##### Available data
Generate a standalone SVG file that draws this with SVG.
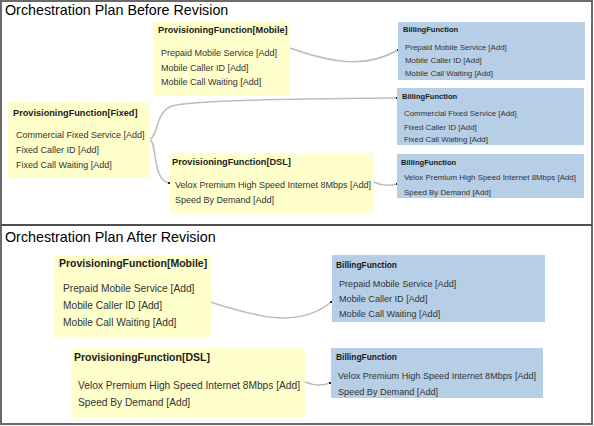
##########
##### Available data
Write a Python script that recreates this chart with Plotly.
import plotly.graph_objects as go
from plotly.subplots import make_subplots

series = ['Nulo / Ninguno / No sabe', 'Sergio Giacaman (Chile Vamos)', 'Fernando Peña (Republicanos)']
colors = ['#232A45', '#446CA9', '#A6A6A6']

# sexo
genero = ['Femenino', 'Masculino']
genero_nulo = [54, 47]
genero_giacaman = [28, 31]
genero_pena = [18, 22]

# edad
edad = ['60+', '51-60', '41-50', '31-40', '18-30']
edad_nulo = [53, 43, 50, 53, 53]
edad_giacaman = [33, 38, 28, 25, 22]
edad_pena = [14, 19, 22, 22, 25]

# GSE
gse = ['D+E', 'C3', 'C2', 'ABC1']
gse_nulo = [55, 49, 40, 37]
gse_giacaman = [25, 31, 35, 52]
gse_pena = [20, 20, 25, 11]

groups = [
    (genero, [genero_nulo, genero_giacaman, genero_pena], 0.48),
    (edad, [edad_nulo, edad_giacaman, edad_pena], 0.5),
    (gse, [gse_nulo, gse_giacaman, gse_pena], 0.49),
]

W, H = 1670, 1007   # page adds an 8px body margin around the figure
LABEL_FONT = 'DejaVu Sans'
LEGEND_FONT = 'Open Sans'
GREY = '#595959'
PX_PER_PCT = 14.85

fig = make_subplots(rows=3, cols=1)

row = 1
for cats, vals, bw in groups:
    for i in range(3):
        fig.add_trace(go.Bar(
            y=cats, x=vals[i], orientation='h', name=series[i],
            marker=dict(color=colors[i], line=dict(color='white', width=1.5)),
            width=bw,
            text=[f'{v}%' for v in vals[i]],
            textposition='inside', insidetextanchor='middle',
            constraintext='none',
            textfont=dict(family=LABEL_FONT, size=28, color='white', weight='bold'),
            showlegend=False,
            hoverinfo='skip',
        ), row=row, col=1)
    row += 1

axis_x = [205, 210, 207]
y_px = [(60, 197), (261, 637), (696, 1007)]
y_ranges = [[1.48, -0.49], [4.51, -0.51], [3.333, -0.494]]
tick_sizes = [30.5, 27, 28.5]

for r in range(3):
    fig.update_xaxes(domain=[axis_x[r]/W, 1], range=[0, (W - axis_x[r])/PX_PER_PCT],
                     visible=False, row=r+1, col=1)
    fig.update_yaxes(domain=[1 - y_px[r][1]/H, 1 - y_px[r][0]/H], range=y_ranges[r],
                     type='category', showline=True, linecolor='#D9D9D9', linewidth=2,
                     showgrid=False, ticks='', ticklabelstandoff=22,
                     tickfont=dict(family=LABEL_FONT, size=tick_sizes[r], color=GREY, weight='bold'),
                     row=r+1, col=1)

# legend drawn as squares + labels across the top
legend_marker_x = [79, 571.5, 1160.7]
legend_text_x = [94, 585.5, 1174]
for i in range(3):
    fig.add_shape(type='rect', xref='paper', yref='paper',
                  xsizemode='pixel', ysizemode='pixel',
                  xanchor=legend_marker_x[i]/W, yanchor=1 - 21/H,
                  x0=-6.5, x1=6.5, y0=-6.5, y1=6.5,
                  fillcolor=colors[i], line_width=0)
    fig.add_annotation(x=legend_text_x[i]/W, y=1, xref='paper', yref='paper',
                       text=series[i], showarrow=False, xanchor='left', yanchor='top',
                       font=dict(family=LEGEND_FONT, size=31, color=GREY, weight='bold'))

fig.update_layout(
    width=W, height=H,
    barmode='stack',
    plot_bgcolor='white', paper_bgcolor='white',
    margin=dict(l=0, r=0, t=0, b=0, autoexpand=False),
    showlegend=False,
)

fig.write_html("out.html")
##########
##### Available data
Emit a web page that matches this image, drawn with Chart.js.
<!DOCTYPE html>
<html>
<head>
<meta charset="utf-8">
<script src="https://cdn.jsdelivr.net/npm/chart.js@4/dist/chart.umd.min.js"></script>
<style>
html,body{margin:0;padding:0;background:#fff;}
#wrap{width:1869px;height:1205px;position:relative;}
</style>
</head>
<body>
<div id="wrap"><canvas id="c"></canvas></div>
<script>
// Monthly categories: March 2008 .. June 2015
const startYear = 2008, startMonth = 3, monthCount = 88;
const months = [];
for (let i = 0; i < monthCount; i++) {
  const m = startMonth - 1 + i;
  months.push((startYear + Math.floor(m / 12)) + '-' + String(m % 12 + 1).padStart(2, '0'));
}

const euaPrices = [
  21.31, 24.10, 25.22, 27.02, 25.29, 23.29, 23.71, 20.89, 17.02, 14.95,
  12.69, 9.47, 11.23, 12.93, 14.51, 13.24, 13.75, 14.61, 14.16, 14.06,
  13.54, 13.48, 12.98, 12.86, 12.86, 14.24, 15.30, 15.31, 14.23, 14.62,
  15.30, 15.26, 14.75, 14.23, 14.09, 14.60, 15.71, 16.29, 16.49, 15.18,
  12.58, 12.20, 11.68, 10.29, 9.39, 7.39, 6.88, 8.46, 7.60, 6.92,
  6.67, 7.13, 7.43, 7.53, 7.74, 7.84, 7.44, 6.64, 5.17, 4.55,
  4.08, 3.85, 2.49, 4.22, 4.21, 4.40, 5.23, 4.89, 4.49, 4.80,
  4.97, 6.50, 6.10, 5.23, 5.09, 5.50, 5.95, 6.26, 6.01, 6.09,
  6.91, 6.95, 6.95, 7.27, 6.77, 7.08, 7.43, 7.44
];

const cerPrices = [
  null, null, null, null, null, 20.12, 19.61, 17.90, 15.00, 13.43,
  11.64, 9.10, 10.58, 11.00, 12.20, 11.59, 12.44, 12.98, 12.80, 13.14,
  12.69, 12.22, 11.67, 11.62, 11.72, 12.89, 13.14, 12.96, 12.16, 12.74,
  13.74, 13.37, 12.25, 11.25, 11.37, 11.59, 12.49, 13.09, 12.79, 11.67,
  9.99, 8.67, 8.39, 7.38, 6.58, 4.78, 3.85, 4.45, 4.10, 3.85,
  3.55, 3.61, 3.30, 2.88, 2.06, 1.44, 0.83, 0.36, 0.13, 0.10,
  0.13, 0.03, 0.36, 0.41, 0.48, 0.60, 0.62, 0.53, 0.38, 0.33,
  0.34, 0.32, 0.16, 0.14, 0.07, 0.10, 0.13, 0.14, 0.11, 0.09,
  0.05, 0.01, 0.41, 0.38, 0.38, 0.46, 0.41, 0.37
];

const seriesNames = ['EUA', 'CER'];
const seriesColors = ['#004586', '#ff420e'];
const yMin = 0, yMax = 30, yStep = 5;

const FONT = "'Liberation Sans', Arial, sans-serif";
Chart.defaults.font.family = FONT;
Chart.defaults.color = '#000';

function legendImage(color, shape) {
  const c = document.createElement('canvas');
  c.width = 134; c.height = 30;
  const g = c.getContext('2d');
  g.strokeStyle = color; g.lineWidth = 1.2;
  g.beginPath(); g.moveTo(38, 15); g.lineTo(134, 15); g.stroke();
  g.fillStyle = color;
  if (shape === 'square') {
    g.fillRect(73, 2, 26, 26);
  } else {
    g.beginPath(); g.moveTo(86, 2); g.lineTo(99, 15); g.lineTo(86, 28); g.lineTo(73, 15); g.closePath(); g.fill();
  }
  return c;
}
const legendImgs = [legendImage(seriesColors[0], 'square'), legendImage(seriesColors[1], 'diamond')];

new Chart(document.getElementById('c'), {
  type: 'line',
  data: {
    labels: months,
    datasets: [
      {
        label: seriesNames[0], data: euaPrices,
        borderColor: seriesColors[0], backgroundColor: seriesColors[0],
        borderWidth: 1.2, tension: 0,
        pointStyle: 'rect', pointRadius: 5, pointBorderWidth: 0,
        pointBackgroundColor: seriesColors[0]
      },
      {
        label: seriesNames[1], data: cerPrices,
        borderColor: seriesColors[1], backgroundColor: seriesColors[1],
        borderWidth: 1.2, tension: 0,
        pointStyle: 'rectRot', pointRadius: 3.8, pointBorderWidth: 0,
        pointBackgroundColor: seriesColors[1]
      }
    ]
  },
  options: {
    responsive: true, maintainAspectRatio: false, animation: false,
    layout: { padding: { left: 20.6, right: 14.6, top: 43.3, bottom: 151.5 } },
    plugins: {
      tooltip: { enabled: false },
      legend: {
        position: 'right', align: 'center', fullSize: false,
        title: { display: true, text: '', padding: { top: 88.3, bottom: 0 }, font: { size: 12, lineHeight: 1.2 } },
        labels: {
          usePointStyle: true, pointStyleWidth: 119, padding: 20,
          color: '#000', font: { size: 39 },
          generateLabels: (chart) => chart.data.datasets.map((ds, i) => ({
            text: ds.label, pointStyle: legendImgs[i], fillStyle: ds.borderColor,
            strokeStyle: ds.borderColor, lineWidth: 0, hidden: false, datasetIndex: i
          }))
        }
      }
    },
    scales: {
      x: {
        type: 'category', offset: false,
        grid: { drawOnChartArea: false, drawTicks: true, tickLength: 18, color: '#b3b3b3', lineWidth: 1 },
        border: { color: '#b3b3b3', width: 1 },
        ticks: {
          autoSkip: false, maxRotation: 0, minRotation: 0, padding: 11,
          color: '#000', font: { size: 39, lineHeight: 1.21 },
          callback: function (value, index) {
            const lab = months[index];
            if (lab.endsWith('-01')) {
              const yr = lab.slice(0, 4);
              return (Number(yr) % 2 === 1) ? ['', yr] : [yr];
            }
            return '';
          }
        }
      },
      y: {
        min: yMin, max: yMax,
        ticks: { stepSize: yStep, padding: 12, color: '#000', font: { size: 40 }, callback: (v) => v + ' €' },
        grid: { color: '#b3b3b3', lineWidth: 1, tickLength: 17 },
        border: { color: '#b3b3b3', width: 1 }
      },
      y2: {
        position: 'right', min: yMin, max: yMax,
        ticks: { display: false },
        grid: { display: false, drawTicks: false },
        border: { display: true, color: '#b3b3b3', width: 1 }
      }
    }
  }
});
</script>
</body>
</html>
##########
* [What you should do]:
Print exactly the lines from the one containing "Write a Python" to the one containing "gse_pena = [20, 20, 25, 11]", both included, and nothing else.

* [Response]:
Write a Python script that recreates this chart with Plotly.
import plotly.graph_objects as go
from plotly.subplots import make_subplots

series = ['Nulo / Ninguno / No sabe', 'Sergio Giacaman (Chile Vamos)', 'Fernando Peña (Republicanos)']
colors = ['#232A45', '#446CA9', '#A6A6A6']

# sexo
genero = ['Femenino', 'Masculino']
genero_nulo = [54, 47]
genero_giacaman = [28, 31]
genero_pena = [18, 22]

# edad
edad = ['60+', '51-60', '41-50', '31-40', '18-30']
edad_nulo = [53, 43, 50, 53, 53]
edad_giacaman = [33, 38, 28, 25, 22]
edad_pena = [14, 19, 22, 22, 25]

# GSE
gse = ['D+E', 'C3', 'C2', 'ABC1']
gse_nulo = [55, 49, 40, 37]
gse_giacaman = [25, 31, 35, 52]
gse_pena = [20, 20, 25, 11]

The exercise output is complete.